The huge scale of “Twilight of the West” creates a confrontational impact on the viewer that is not achieved with smaller easel paintings. Kiefer constructs works of this size with an underlying skeleton of broad gestural marks reminiscent of Abstract Expressionism. He adopts a wide variety of pictorial devices, in particular the nineteenth-century Romantics’ use of the symbolic landscape to create a drama of epic proportions.

Kiefer uses his camera as a sketching tool: a number of his works are painted directly onto enlarged photographs or are based on photographs. The image of the railway tracks was recorded during his visit to Bordeaux perhaps as early as 1984. The sky is a vast sheet of lead above the horizon line. The metal sheet is worked, wrinkled and crumpled like paper. Lead is a powerful metal, both as a protection against radiation and as an industrial pollutant. It also has associations with alchemy as the base metal that might be transmuted into gold and, as such, it parallels the idea of metamorphosis that underlies Kiefer’s art.
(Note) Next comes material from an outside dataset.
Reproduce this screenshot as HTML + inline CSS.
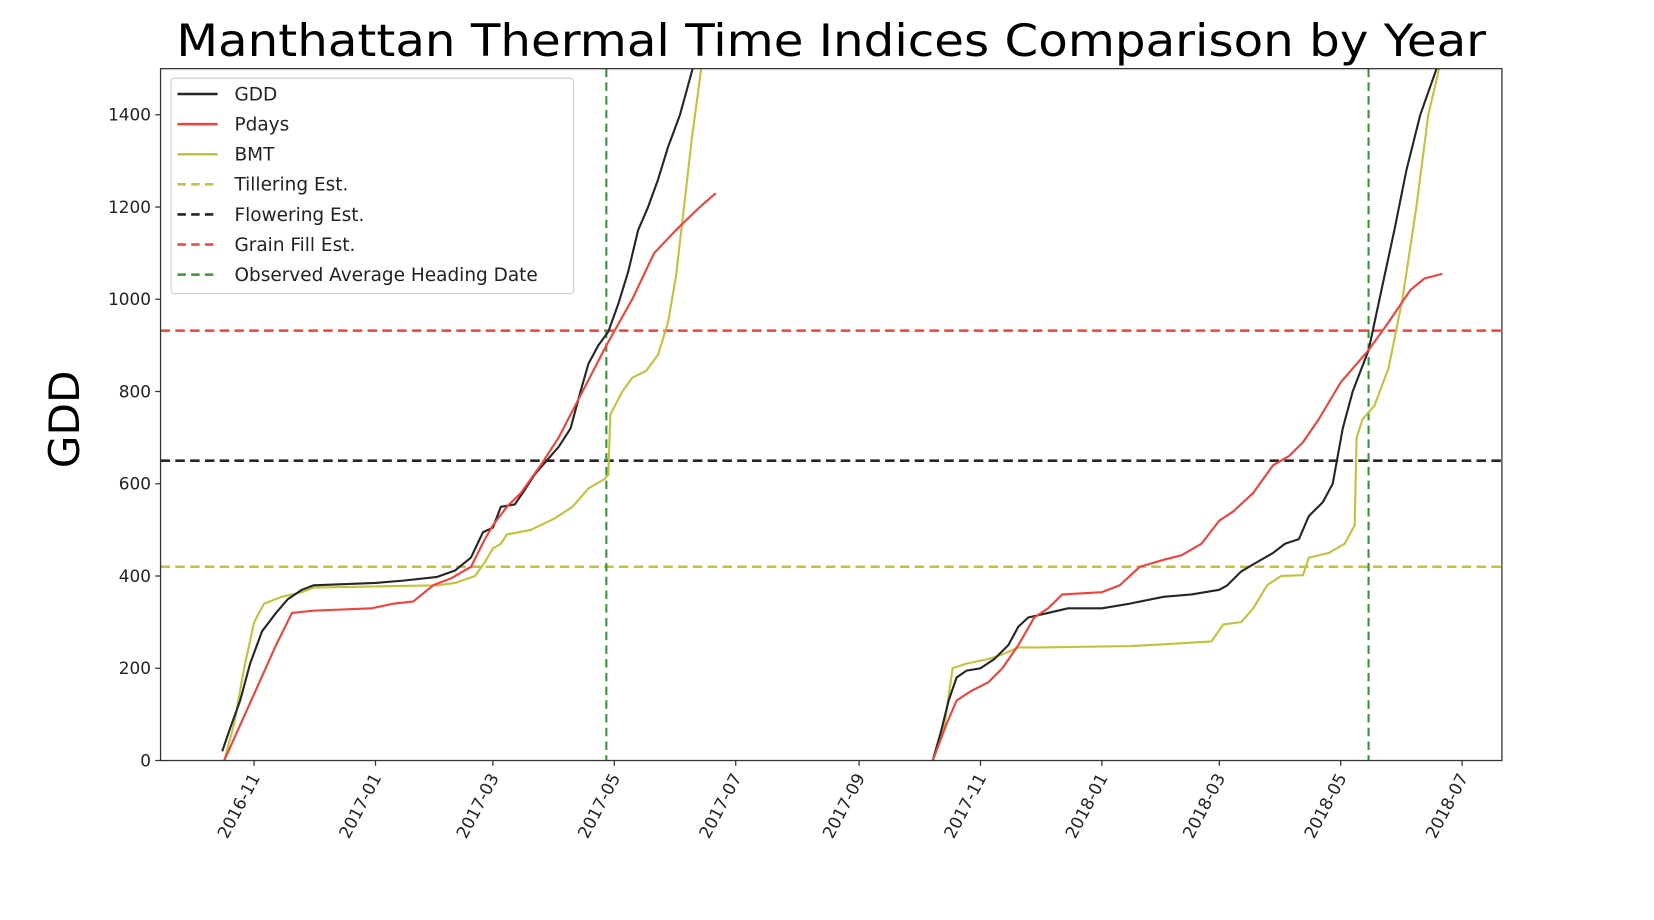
<!DOCTYPE html>
<html><head><meta charset="utf-8"><style>
html,body{margin:0;padding:0;background:#fff;}
svg{display:block;font-family:"DejaVu Sans","Liberation Sans",sans-serif;}
</style></head><body>
<svg id="chart" width="1654" height="920" viewBox="0 0 1566 871" preserveAspectRatio="none" xmlns="http://www.w3.org/2000/svg">
<text x="787" y="53" text-anchor="middle" font-size="42" textLength="1240" lengthAdjust="spacingAndGlyphs" fill="#000">Manthattan Thermal Time Indices Comparison by Year</text>
<text transform="translate(75,397) rotate(-90)" text-anchor="middle" font-size="40" fill="#000">GDD</text>
<g id="plot"></g>
</svg>
<script>
const xTickLabels=["2016-11","2017-01","2017-03","2017-05","2017-07","2017-09","2017-11","2018-01","2018-03","2018-05","2018-07"];
const yTicks=[0,200,400,600,800,1000,1200,1400];
const gdd1Dates=["2016-10-16","2016-10-20","2016-10-25","2016-10-30","2016-11-05","2016-11-12","2016-11-18","2016-11-25","2016-12-01","2017-01-01","2017-01-15","2017-02-01","2017-02-10","2017-02-18","2017-02-24","2017-03-01","2017-03-05","2017-03-12","2017-03-16","2017-03-22","2017-03-28","2017-04-03","2017-04-09","2017-04-14","2017-04-18","2017-04-23","2017-04-28","2017-05-03","2017-05-08","2017-05-13","2017-05-18","2017-05-23","2017-05-28","2017-06-03","2017-06-10"];
const gdd1Vals=[20,70,130,210,280,320,350,370,380,385,390,398,412,440,495,505,550,555,580,620,650,680,720,800,860,900,930,990,1060,1150,1200,1260,1330,1400,1510];
const pdays1Dates=["2016-10-17","2016-11-12","2016-11-20","2016-12-01","2016-12-30","2017-01-10","2017-01-20","2017-01-30","2017-02-08","2017-02-18","2017-02-25","2017-03-01","2017-03-08","2017-03-15","2017-03-25","2017-04-03","2017-04-15","2017-04-27","2017-05-10","2017-05-21","2017-06-01","2017-06-13","2017-06-21"];
const pdays1Vals=[0,250,320,325,330,340,345,380,395,420,480,510,550,580,640,700,800,900,1000,1100,1150,1200,1230];
const bmt1Dates=["2016-10-17","2016-10-22","2016-10-27","2016-11-01","2016-11-06","2016-11-15","2016-11-25","2016-12-01","2017-02-01","2017-02-10","2017-02-20","2017-02-25","2017-03-01","2017-03-05","2017-03-08","2017-03-20","2017-04-01","2017-04-10","2017-04-18","2017-04-26","2017-04-28","2017-04-29","2017-05-05","2017-05-10","2017-05-17","2017-05-23","2017-05-28","2017-06-01","2017-06-05","2017-06-09","2017-06-14"];
const bmt1Vals=[0,80,200,300,340,355,365,375,380,385,400,430,460,470,490,500,525,550,590,610,620,750,800,830,845,880,950,1050,1200,1350,1510];
const gdd2Dates=["2017-10-08","2017-10-12","2017-10-16","2017-10-20","2017-10-25","2017-11-01","2017-11-08","2017-11-15","2017-11-20","2017-11-25","2017-12-05","2017-12-15","2018-01-01","2018-01-15","2018-02-01","2018-02-15","2018-03-01","2018-03-05","2018-03-12","2018-03-20","2018-03-28","2018-04-03","2018-04-10","2018-04-15","2018-04-22","2018-04-27","2018-05-02","2018-05-07","2018-05-15","2018-05-22","2018-05-28","2018-06-03","2018-06-10","2018-06-19"];
const gdd2Vals=[0,60,130,180,195,200,220,250,290,310,320,330,330,340,355,360,370,380,410,430,450,470,480,530,560,600,720,800,890,1030,1150,1280,1400,1510];
const pdays2Dates=["2017-10-08","2017-10-15","2017-10-20","2017-10-27","2017-11-05","2017-11-12","2017-11-20","2017-11-28","2017-12-05","2017-12-12","2018-01-01","2018-01-10","2018-01-20","2018-02-01","2018-02-10","2018-02-20","2018-03-01","2018-03-08","2018-03-18","2018-03-28","2018-04-05","2018-04-12","2018-04-20","2018-05-01","2018-05-15","2018-05-25","2018-06-05","2018-06-12","2018-06-21"];
const pdays2Vals=[0,80,130,150,170,200,250,310,330,360,365,380,420,435,445,470,520,540,580,640,660,690,740,820,890,950,1020,1045,1055];
const bmt2Dates=["2017-10-08","2017-10-14","2017-10-18","2017-10-25","2017-11-05","2017-11-12","2017-11-20","2017-12-01","2018-01-15","2018-02-01","2018-02-25","2018-03-03","2018-03-12","2018-03-18","2018-03-25","2018-04-01","2018-04-12","2018-04-15","2018-04-25","2018-05-03","2018-05-08","2018-05-09","2018-05-12","2018-05-18","2018-05-25","2018-06-01","2018-06-08","2018-06-14","2018-06-20"];
const bmt2Vals=[0,80,200,210,220,230,245,245,248,252,258,295,300,330,380,400,402,440,450,470,510,700,740,770,850,1000,1200,1400,1510];
const hLineNames=["tillering-est-line","flowering-est-line","grain-fill-est-line"];
const hLineVals=[420,650,932];
const headingDates=["2017-04-27","2018-05-15"];

const NS="http://www.w3.org/2000/svg";
const L=152,R=1422,T=65,B=720;
const d0=Date.UTC(2016,8,15),d1=Date.UTC(2018,6,21);
function pd(s){const p=s.split("-");return Date.UTC(+p[0],+p[1]-1,+(p[2]||1));}
function xs(s){return L+(pd(s)-d0)/(d1-d0)*(R-L);}
function ys(v){return B-v/1500*(B-T);}
const plot=document.getElementById("plot");
function mk(tag,attrs,parent){const e=document.createElementNS(NS,tag);for(const k in attrs)e.setAttribute(k,attrs[k]);(parent||plot).appendChild(e);return e;}
const C={k:"#262626",r:"#f2413b",y:"#c3c23d",g:"#3a943a"};
const cp=mk("clipPath",{id:"clip"});
mk("rect",{x:L,y:T,width:R-L,height:B-T},cp);
const g=mk("g",{"clip-path":"url(#clip)"});


hLineVals.forEach((v,i)=>{
  const l=mk("line",{x1:L,x2:R,y1:ys(v),y2:ys(v),stroke:[C.y,C.k,C.r][i],"stroke-width":2.4,"stroke-dasharray":"9,5"},g);
  
  
});
headingDates.forEach((d,i)=>{
  const l=mk("line",{x1:xs(d),x2:xs(d),y1:T,y2:B,stroke:C.g,"stroke-width":2,"stroke-dasharray":"8,5"},g);
  
  
});
function series(dates,vals,col,name){
  const pts=dates.map((d,i)=>xs(d).toFixed(1)+","+ys(vals[i]).toFixed(1)).join(" ");
  const p=mk("polyline",{points:pts,fill:"none",stroke:col,"stroke-width":2,"stroke-linejoin":"round"},g);
  
  
}
series(bmt1Dates,bmt1Vals,C.y,"bmt-2017-line");
series(bmt2Dates,bmt2Vals,C.y,"bmt-2018-line");
series(gdd1Dates,gdd1Vals,C.k,"gdd-2017-line");
series(gdd2Dates,gdd2Vals,C.k,"gdd-2018-line");
series(pdays1Dates,pdays1Vals,C.r,"pdays-2017-line");
series(pdays2Dates,pdays2Vals,C.r,"pdays-2018-line");
const frame=mk("rect",{x:L,y:T,width:R-L,height:B-T,fill:"none",stroke:"#333","stroke-width":1.2});


yTicks.forEach(v=>{
  const y=ys(v);
  mk("line",{x1:L-5,x2:L,y1:y,y2:y,stroke:"#333","stroke-width":1.2});
  const t=mk("text",{x:L-9,y:y+5.5,"text-anchor":"end","font-size":16,fill:"#222"});
  t.textContent=v;
  
  
});
xTickLabels.forEach(s=>{
  const x=xs(s);
  mk("line",{x1:x,x2:x,y1:B,y2:B+5,stroke:"#333","stroke-width":1.2});
  const t=mk("text",{transform:`translate(${x+6},${B+16}) rotate(-62)`,"text-anchor":"end","font-size":16,fill:"#222"});
  t.textContent=s;
  
  
});
const lg=mk("g",{});


mk("rect",{x:162,y:74,width:381,height:204,rx:3,fill:"#fff","fill-opacity":0.85,stroke:"#ccc","stroke-width":1},lg);
const legLabels=["GDD","Pdays","BMT","Tillering Est.","Flowering Est.","Grain Fill Est.","Observed Average Heading Date"];
const legCols=[C.k,C.r,C.y,C.y,C.k,C.r,C.g];
legLabels.forEach((s,i)=>{
  const y=89+i*28.5;
  const e=mk("g",{},lg);
  
  
  const a={x1:168,x2:206,y1:y,y2:y,stroke:legCols[i],"stroke-width":2.4};
  if(i>2)a["stroke-dasharray"]="8,5";
  mk("line",a,e);
  const t=mk("text",{x:222,y:y+6,"font-size":17.5,fill:"#222"},e);
  t.textContent=s;
});
</script>
</body></html>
Like the lead curtain, the landscape below it is near monochromatic. The limited range of colour reproduces the muting effect of twilight, with its dominance of red-browns and raking illumination. The sun, an impression of a manhole cover stamped in the soft lead sheet, is low on the horizon. Twilight, and a leaden veil of darkness, descends on our civilisation in this painting. But just as the manhole suggests a way out, so the sun will follow the night.